ANDRÉ DIAS NOBRE / OBSERVADOR

Se essa é uma característica mensurável, os Cara de Espelho transpiram-na. Um ano volvido, a banda continua na estrada a apresentar o seu álbum de estreia homónimo. Vestidos de negro, com exceção para a vocalista Mitó que ostentava um vestido vermelho, em palco provam que o título de super-banda não é exagero. Afinal, foi com esse estatuto que apareceram em cena ao reunirem no mesmo grupo Pedro da Silva Martins (Deolinda), o irmão Luís J. Martins (também dos Deolinda), Carlos Guerreiro (Gaiteiros de Lisboa), Sérgio Nascimento (Humanos, David Fonseca e Sérgio Godinho), Mitó (A Naifa) e Nuno Prata (Ornatos Violeta).

“Nós somos os Cara de Espelho e estamos aqui para vos refletir”, começou por enunciar Mitó na sua voz límpida e irrepreensível, sem uma única sílaba fora de sítio ao longo da hora de concerto. Esta é uma música sofisticada, sobretudo composta por Pedro da Silva Martins mas com os arranjos soberbos de toda a banda. Não há como não destacar as proezas de Carlos Guerreiro, inventivo construtor de uma série de instrumentos musicais, colocados sobre uma mesa, que vão sendo manuseados pelo espetáculo fora. Evocam um lado popular, uma aura mística entranhada nas gaitas de foles ou nas flautas, quase ao nível do pagão.

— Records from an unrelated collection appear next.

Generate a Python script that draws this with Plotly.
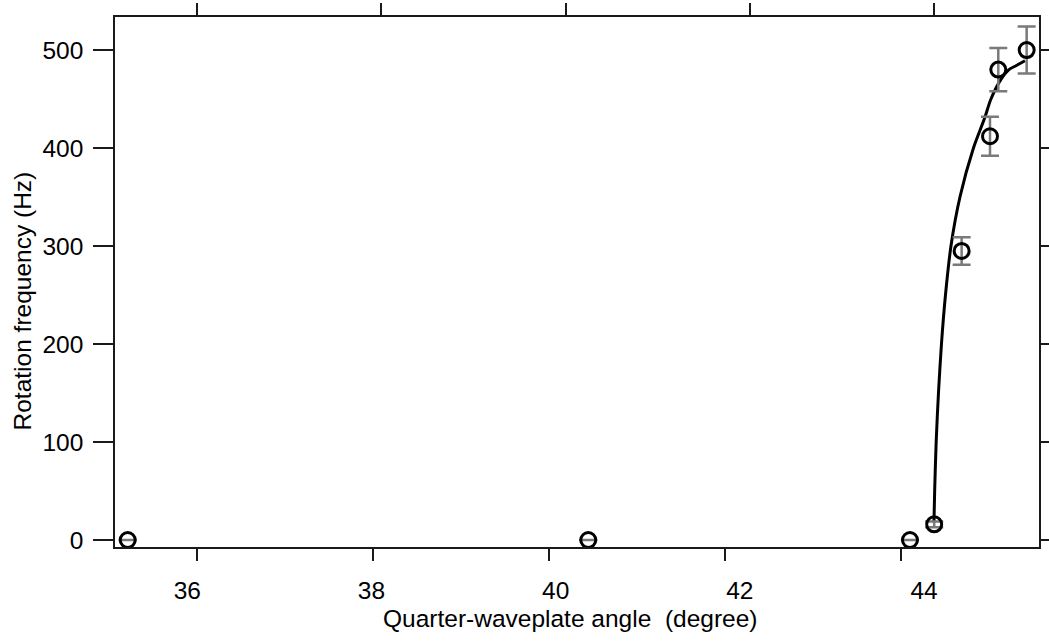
import plotly.graph_objects as go

# Measured data (quarter-waveplate angle in degrees, rotation frequency in Hz)
angle = [35.353, 40.354, 43.847, 44.110, 44.408, 44.716, 44.806, 45.114]
freq = [0, 0, 0, 16, 295, 412, 480, 500]
freq_err = [0, 0, 0, 3, 14, 20, 22, 24]

# Fitted curve
fit_angle = [44.1075, 44.1151, 44.1314, 44.1564, 44.1889, 44.2324, 44.2921,
             44.3898, 44.5364, 44.6558, 44.7264, 44.8350, 44.9218, 44.9978, 45.0955]
fit_freq = [18, 50, 100, 150, 200, 250, 300,
            350, 400, 430, 450, 470, 480, 484, 489]

tick_vals = [36, 38, 40, 42, 44]
tick_text = ["36", "38", "40", "42", "44"]
y_ticks = [0, 100, 200, 300, 400, 500]

FONT = "Liberation Sans, Arial, Helvetica, sans-serif"
FS = 24.5
AX = "#1a1a1a"
GRAY = "#7a7a7a"

fig = go.Figure()

fig.add_trace(go.Scatter(x=fit_angle, y=fit_freq, mode="lines",
                         line=dict(color="black", width=3, shape="spline", smoothing=0.8),
                         hoverinfo="skip", showlegend=False))
fig.add_trace(go.Scatter(
    x=angle, y=freq, mode="markers",
    marker=dict(symbol="circle-open", size=15, color="black", line=dict(width=3)),
    error_y=dict(type="data", array=freq_err, visible=True, color=GRAY,
                 thickness=2.5, width=9),
    showlegend=False))
# empty traces so the extra tick-only axes are created
fig.add_trace(go.Scatter(x=[], y=[], xaxis="x2", showlegend=False))
fig.add_trace(go.Scatter(x=[], y=[], xaxis="x3", showlegend=False))

fig.update_layout(
    template="none",
    width=1049, height=642,
    margin=dict(l=115, r=10, t=17, b=95, autoexpand=False),
    paper_bgcolor="white", plot_bgcolor="white",
    font=dict(family=FONT, size=FS, color="black"),
    xaxis=dict(range=[35.215, 45.248], tickvals=tick_vals, ticktext=tick_text,
               ticks="outside", ticklen=13, tickcolor="rgba(0,0,0,0)",
               ticklabelstandoff=8, automargin=False,
               showline=True, linecolor=AX, linewidth=1.6, mirror=True,
               showgrid=False, zeroline=False),
    xaxis2=dict(range=[35.0683, 45.5669], overlaying="x", side="bottom", anchor="y",
                tickvals=tick_vals, ticks="outside", ticklen=13, tickwidth=1.6,
                tickcolor=AX, showticklabels=False, showline=False, automargin=False,
                showgrid=False, zeroline=False),
    xaxis3=dict(range=[35.1104, 45.1348], overlaying="x", side="top", anchor="y",
                tickvals=tick_vals, ticks="outside", ticklen=13, tickwidth=1.6,
                tickcolor=AX, showticklabels=False, showline=False, automargin=False,
                showgrid=False, zeroline=False),
    yaxis=dict(range=[-7.14, 533.7], tickvals=y_ticks,
               ticks="outside", ticklen=20, tickwidth=1.6, tickcolor=AX,
               ticklabelstandoff=5, automargin=False,
               showline=True, linecolor=AX, linewidth=1.6, mirror="ticks",
               showgrid=False, zeroline=False),
    annotations=[
        dict(text="Quarter-waveplate angle \u00a0(degree)", xref="paper", yref="paper",
             x=0.4930, y=-0.1358, xanchor="center", yanchor="middle",
             showarrow=False, font=dict(family=FONT, size=FS, color="black")),
        dict(text="Rotation frequency (Hz)", xref="paper", yref="paper",
             x=-0.0996, y=0.4651, xanchor="center", yanchor="middle", textangle=-90,
             showarrow=False, font=dict(family=FONT, size=FS, color="black")),
    ],
)

fig.write_html("out.html")
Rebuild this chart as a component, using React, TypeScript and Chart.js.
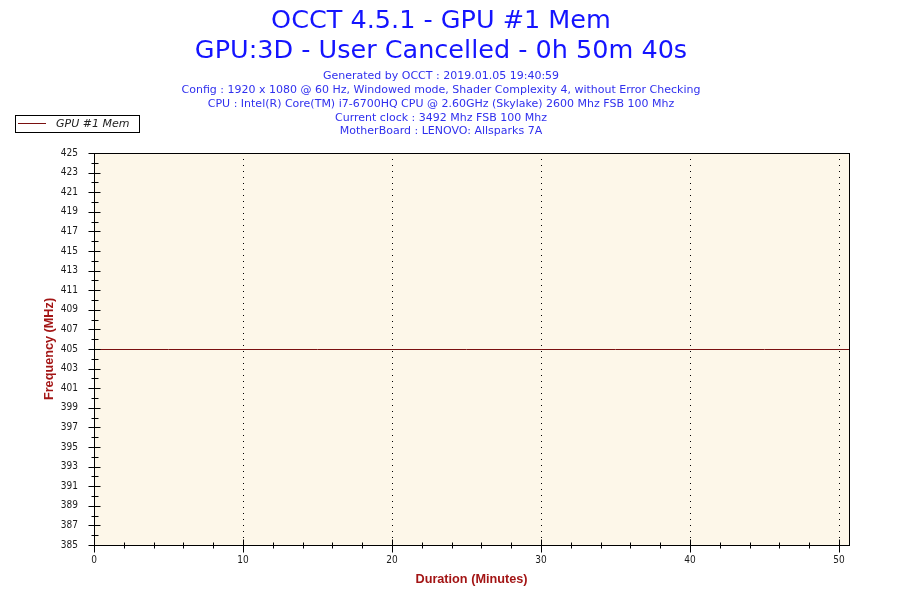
import React, { useEffect, useRef } from "react";
import { Chart, registerables } from "chart.js";

Chart.register(...registerables);

const titleLines = ["OCCT 4.5.1 - GPU #1 Mem", "GPU:3D - User Cancelled - 0h 50m 40s"];
const subtitleLines = [
  "Generated by OCCT : 2019.01.05 19:40:59",
  "Config : 1920 x 1080 @ 60 Hz, Windowed mode, Shader Complexity 4, without Error Checking",
  "CPU : Intel(R) Core(TM) i7-6700HQ CPU @ 2.60GHz (Skylake) 2600 Mhz FSB 100 Mhz",
  "Current clock : 3492 Mhz FSB 100 Mhz",
  "MotherBoard : LENOVO: Allsparks 7A",
];
const seriesLabel = "GPU #1 Mem";
const minutes = [0, 5, 10, 15, 20, 25, 30, 35, 40, 45, 50, 50.667];
const frequencyMHz = [405, 405, 405, 405, 405, 405, 405, 405, 405, 405, 405, 405];
const xTickValues = [0, 10, 20, 30, 40, 50];
const xMinorValues = [2, 4, 6, 8, 12, 14, 16, 18, 22, 24, 26, 28, 32, 34, 36, 38, 42, 44, 46, 48];
const yTickValues = [385, 387, 389, 391, 393, 395, 397, 399, 401, 403, 405, 407, 409, 411, 413, 415, 417, 419, 421, 423, 425];
const yMinorValues = [386, 388, 390, 392, 394, 396, 398, 400, 402, 404, 406, 408, 410, 412, 414, 416, 418, 420, 422, 424];
const xTitle = "Duration (Minutes)";
const yTitle = "Frequency (MHz)";
const xMax = 50.667;

const LINE_COLOR = "#7A1010";
const AXIS_TITLE_COLOR = "#A31515";
const PLOT_BG = "#FDF7E9";
const TICK_FONT = { family: "'DejaVu Sans Condensed', 'DejaVu Sans'", size: 10 };

const decorPlugin = {
  id: "occtDecor",
  beforeDraw(chart: any) {
    const { ctx, chartArea: a } = chart;
    ctx.save();
    ctx.fillStyle = "#ffffff";
    ctx.fillRect(0, 0, chart.width, chart.height);
    ctx.fillStyle = PLOT_BG;
    ctx.fillRect(a.left, a.top, a.right - a.left, a.bottom - a.top);
    ctx.restore();
  },
  beforeDatasetsDraw(chart: any) {
    chart.ctx.save();
    chart.ctx.translate(0, 0.5);
  },
  afterDatasetsDraw(chart: any) {
    chart.ctx.restore();
  },
  afterDraw(chart: any) {
    const { ctx, chartArea: a } = chart;
    const xs = chart.scales.x;
    const ys = chart.scales.y;
    ctx.save();
    // Header
    ctx.textAlign = "center";
    ctx.textBaseline = "middle";
    ctx.fillStyle = "#1414ff";
    ctx.font = "25.5px 'DejaVu Sans'";
    ctx.fillText(titleLines[0], 441, 21);
    ctx.fillText(titleLines[1], 441, 51);
    ctx.fillStyle = "#3030ee";
    ctx.font = "11px 'DejaVu Sans'";
    const subY = [76, 90, 104, 118, 131];
    subtitleLines.forEach((t, i) => ctx.fillText(t, 441, subY[i]));

    // Legend
    ctx.fillStyle = "#ffffff";
    ctx.fillRect(15, 115, 124, 17);
    ctx.strokeStyle = "#000000";
    ctx.lineWidth = 1;
    ctx.strokeRect(15.5, 115.5, 124, 17);
    ctx.strokeStyle = LINE_COLOR;
    ctx.beginPath();
    ctx.moveTo(18, 123.5);
    ctx.lineTo(46, 123.5);
    ctx.stroke();
    ctx.fillStyle = "#222222";
    ctx.font = "italic 11px 'DejaVu Sans'";
    ctx.textAlign = "left";
    ctx.fillText(seriesLabel, 56, 124);

    // Plot frame
    ctx.strokeStyle = "#000000";
    ctx.lineWidth = 1;
    ctx.strokeRect(Math.round(a.left) + 0.5, Math.round(a.top) + 0.5, Math.round(a.right - a.left), Math.round(a.bottom - a.top));

    // Ticks
    const left = Math.round(a.left) + 0.5;
    const bottom = Math.round(a.bottom) + 0.5;
    ctx.beginPath();
    yTickValues.forEach((v) => {
      const y = Math.round(ys.getPixelForValue(v)) + 0.5;
      ctx.moveTo(left - 6, y);
      ctx.lineTo(left + 6, y);
    });
    yMinorValues.forEach((v) => {
      const y = Math.round(ys.getPixelForValue(v)) + 0.5;
      ctx.moveTo(left - 3, y);
      ctx.lineTo(left + 4, y);
    });
    xTickValues.forEach((v) => {
      const x = Math.round(xs.getPixelForValue(v)) + 0.5;
      ctx.moveTo(x, bottom - 6);
      ctx.lineTo(x, bottom + 7);
    });
    xMinorValues.forEach((v) => {
      const x = Math.round(xs.getPixelForValue(v)) + 0.5;
      ctx.moveTo(x, bottom - 3);
      ctx.lineTo(x, bottom + 3);
    });
    ctx.stroke();

    // Axis titles
    ctx.fillStyle = AXIS_TITLE_COLOR;
    ctx.font = "bold 12.7px 'Liberation Sans'";
    ctx.textAlign = "center";
    ctx.textBaseline = "middle";
    ctx.fillText(xTitle, (a.left + a.right) / 2, 579);
    ctx.translate(49, (a.top + a.bottom) / 2);
    ctx.rotate(-Math.PI / 2);
    ctx.fillText(yTitle, 0, 0);
    ctx.restore();
  },
};

export default function App() {
  const ref = useRef<HTMLCanvasElement | null>(null);
  useEffect(() => {
    if (!ref.current) return;
    const chart = new Chart(ref.current, {
      type: "line",
      data: {
        datasets: [
          {
            label: seriesLabel,
            data: minutes.map((m, i) => ({ x: m, y: frequencyMHz[i] })),
            borderColor: LINE_COLOR,
            borderWidth: 1,
            pointRadius: 0,
            tension: 0,
            fill: false,
          },
        ],
      },
      options: {
        animation: false,
        responsive: false,
        devicePixelRatio: 1,
        layout: { padding: { left: 0, top: 153, right: 51, bottom: 0 } },
        plugins: {
          legend: { display: false },
          title: { display: false },
          tooltip: { enabled: false },
        },
        scales: {
          x: {
            type: "linear",
            min: 0,
            max: xMax,
            afterBuildTicks: (s: any) => {
              s.ticks = xTickValues.map((v) => ({ value: v }));
            },
            afterFit: (s: any) => {
              s.height = 55;
            },
            grid: {
              drawTicks: false,
              color: "#000000",
              lineWidth: (c: any) => (c.tick && c.tick.value === 0 ? 0 : 1),
            },
            border: { display: false, dash: [1, 5] },
            ticks: {
              padding: 9,
              color: "#1a1a1a",
              font: TICK_FONT,
              maxRotation: 0,
              autoSkip: false,
            },
            title: { display: false },
          },
          y: {
            type: "linear",
            min: 385,
            max: 425,
            afterBuildTicks: (s: any) => {
              s.ticks = yTickValues.map((v) => ({ value: v }));
            },
            afterFit: (s: any) => {
              s.width = 94;
            },
            grid: { display: false, drawTicks: false },
            border: { display: false },
            ticks: {
              padding: 16,
              color: "#1a1a1a",
              font: TICK_FONT,
              autoSkip: false,
            },
            title: { display: false },
          },
        },
      } as any,
      plugins: [decorPlugin],
    });
    return () => chart.destroy();
  }, []);
  return (
    <div style={{ position: "absolute", left: 0, top: 0, width: 900, height: 600 }}>
      <canvas ref={ref} width={900} height={600} />
    </div>
  );
}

As letras, provocadoras, refletem a sociedade contemporânea mas sobretudo o momento deste jardim à beira-mar plantado. São inteligentes, criativas, elevadas mas com humor. Metem o dedo na ferida com classe, são politizadas mas com uma subtileza elegante, e canções como Paraíso Fiscal, Fadistão, Dr. Coisinho ou os novos singles — já deste ano — Elefante no Hemiciclo e O Que Esta Gente Quer foram precisamente das mais aplaudidas. Música indispensável de gente como a gente e que tão bem reflete este tempo.

Elogio da Loucura

Num dia em que não se registou propriamente uma enchente — o Observador pediu números oficiais à organização, não os tendo recebido antes da publicação deste artigo — os The Flaming Lips poderiam ter sido sentido desmotivação ao ver o número de pessoas a abandonar o recinto depois do concerto de L’Impératrice. Atente-se, porém, no tempo verbal — isso não só não aconteceu porque, francamente, desconfiamos que Wayne Coyne e companhia contentar-se-iam a tocar para cinco pessoas, como houve um grupo ainda jeitoso de indefetíveis para quem o melhor estava reservado para o fim.

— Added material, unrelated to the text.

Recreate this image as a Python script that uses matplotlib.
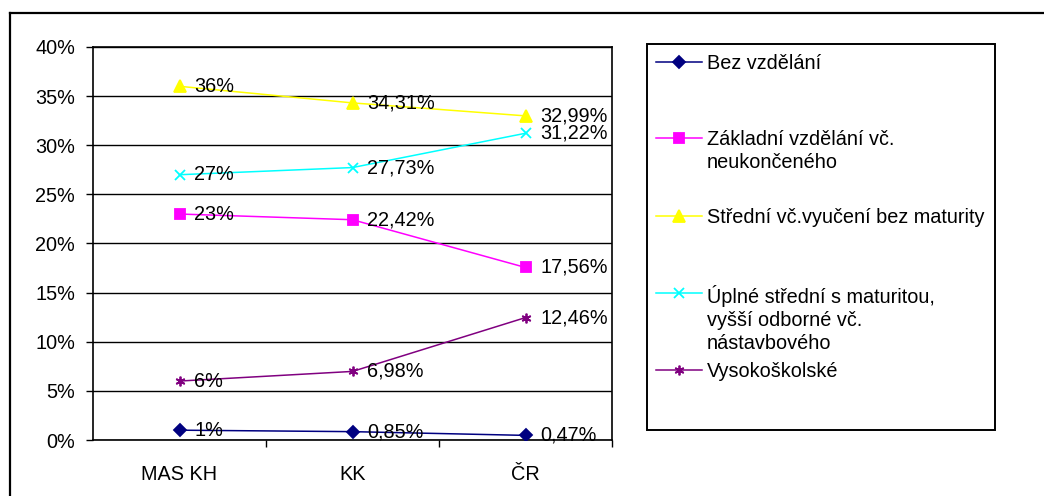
import matplotlib
matplotlib.use("Agg")
import matplotlib.pyplot as plt
from matplotlib.lines import Line2D
from matplotlib.patches import Rectangle

plt.rcParams['font.family'] = ['Liberation Sans', 'DejaVu Sans']

categories = ["MAS KH", "KK", "ČR"]
series_names = [
    "Bez vzdělání",
    "Základní vzdělání vč.\nneukončeného",
    "Střední vč.vyučení bez maturity",
    "Úplné střední s maturitou,\nvyšší odborné vč.\nnástavbového",
    "Vysokoškolské",
]
bez = [1.0, 0.85, 0.47]
zakladni = [23.0, 22.42, 17.56]
stredni = [36.0, 34.31, 32.99]
uplne = [27.0, 27.73, 31.22]
vysoko = [6.0, 6.98, 12.46]
label_texts = [
    ["1%", "0,85%", "0,47%"],
    ["23%", "22,42%", "17,56%"],
    ["36%", "34,31%", "32,99%"],
    ["27%", "27,73%", "31,22%"],
    ["6%", "6,98%", "12,46%"],
]
yticks = [0, 5, 10, 15, 20, 25, 30, 35, 40]

series = [bez, zakladni, stredni, uplne, vysoko]
colors = ["#000080", "#FF00FF", "#FFFF00", "#00FFFF", "#800080"]
markers = ["D", "s", "^", "x", (6, 2, 0)]
msizes = [6.5, 6.5, 8, 7, 7]

FS = 14.3

W, H = 1044, 496
fig = plt.figure(figsize=(W / 100, H / 100), dpi=100)

def fx(px):
    return px / W

def fy(py):
    return 1 - py / H

ax = fig.add_axes([fx(93), fy(440), fx(612) - fx(93), fy(47) - fy(440)])
x = list(range(len(categories)))
for vals, c, m, ms, labs in zip(series, colors, markers, msizes, label_texts):
    ax.plot(x, vals, color=c, lw=1.1, marker=m, ms=ms, mfc=c, mec=c, mew=1.3,
            zorder=3)
    for xi, v, t in zip(x, vals, labs):
        ax.annotate(t, (xi, v), xytext=(10.5, 0), textcoords='offset points',
                    va='center', ha='left', fontsize=FS, color='black', zorder=4)

ax.set_xlim(-0.5, 2.5)
ax.set_ylim(0, 40)
ax.set_yticks(yticks)
ax.set_yticklabels([f"{v}%" for v in yticks], fontsize=FS)
ax.set_xticks(x)
ax.set_xticklabels(categories, fontsize=FS)
ax.set_xticks([0.5, 1.5, 2.5], minor=True)
ax.tick_params(axis='x', which='major', length=0, pad=18)
ax.tick_params(axis='x', which='minor', length=5, direction='out', width=1)
ax.tick_params(axis='y', length=5, direction='out', width=1, pad=8)
ax.grid(axis='y', color='black', lw=1)
ax.set_axisbelow(True)
for s in ax.spines.values():
    s.set_color('black')
    s.set_linewidth(1.2)

# outer chart border (extends beyond the image on right and bottom)
fig.add_artist(Line2D([fx(10), fx(10)], [fy(13), fy(500)], color='black', lw=1.6,
                      transform=fig.transFigure))
fig.add_artist(Line2D([fx(10), fx(1050)], [fy(13), fy(13)], color='black', lw=1.6,
                      transform=fig.transFigure))

# legend box
fig.add_artist(Rectangle((fx(647), fy(430)), fx(995) - fx(647), fy(44) - fy(430),
                         fill=False, ec='black', lw=1.4, transform=fig.transFigure))
entry_y = [62, 138, 216, 293, 370]
for name, c, m, ms, yy in zip(series_names, colors, markers, msizes, entry_y):
    fig.add_artist(Line2D([fx(656), fx(702)], [fy(yy), fy(yy)], color=c, lw=1.1,
                          transform=fig.transFigure))
    fig.add_artist(Line2D([fx(679)], [fy(yy)], color=c, marker=m, ms=ms, mfc=c, mec=c,
                          mew=1.3, transform=fig.transFigure))
    fig.text(fx(707), fy(yy - 8), name, fontsize=FS, va='top', ha='left',
             linespacing=1.28, transform=fig.transFigure)

fig.savefig("out.png", dpi=100)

O Observador esteve em reportagem no MEO Kalorama. Flaming Lips atuou no Palco Meo., Lisboa, 19 de Junho 2025, ANDRÉ DIAS NOBRE / OBSERVADOR,

The Flaming Lips

ANDRÉ DIAS NOBRE / OBSERVADOR

Uma das grandes instituições do rock psicadélico pós-anos 60, a banda liderada por Coyne está em digressão a tocar um dos seus mais celebrados álbuns, Yoshimi Battles the Pink Robots, na sua inteireza. No entanto, ao contrário de outras datas, os The Flaming Lips só tiveram tempo aqui para tocar exclusivamente as 11 canções desse disco, pelo que o tempo urgia. All We Have Is Now, um dos últimos temas tocados, selou esse mantra num dos momentos mais bonitos de comunhão de todo o dia, banda e público cantando em uníssono.

“Come on, come on, keep going”, foram as palavras mais repetidas pelo vocalista e líder ao longo de todo o concerto, algo que poderia parecer inseguro ou presunçoso se não fosse fruto da sua atitude tresloucada de estar sempre a puxar pelo público, que respondeu em conformidade. Essa saudável loucura, de resto, estava plasmada não só nos visuais berrantes que surgiam em palco, como nos insufláveis de robôs cor de rosa que se encheram em palco ou um balão gigante que dizia “Fuck Yeah Kalorama Lisbon”.

Se a parte 1 de Yoshimi Battles the Pink Robots inspirou saltos de alegria e genuína trepidação, Ego Tripping at the Gates of Hell, por exemplo, convidou a um momento mais contemplativo. Trompetes, demonstrações virtuosísticas de baixo, slide guitar e até batidas inspiradas em rap coroaram um concerto que teve tanto de bizarro como de revelador de como o rock é um mundo para lá de três acordes encadeados. Depois de revelar que tinham tido problemas na viagem e que arriscaram-se a perder o voo, Wayne Coyne deixou esta promessa: “Esperamos tocar 100 vezes mais no vosso festival”. Esperamos nós também.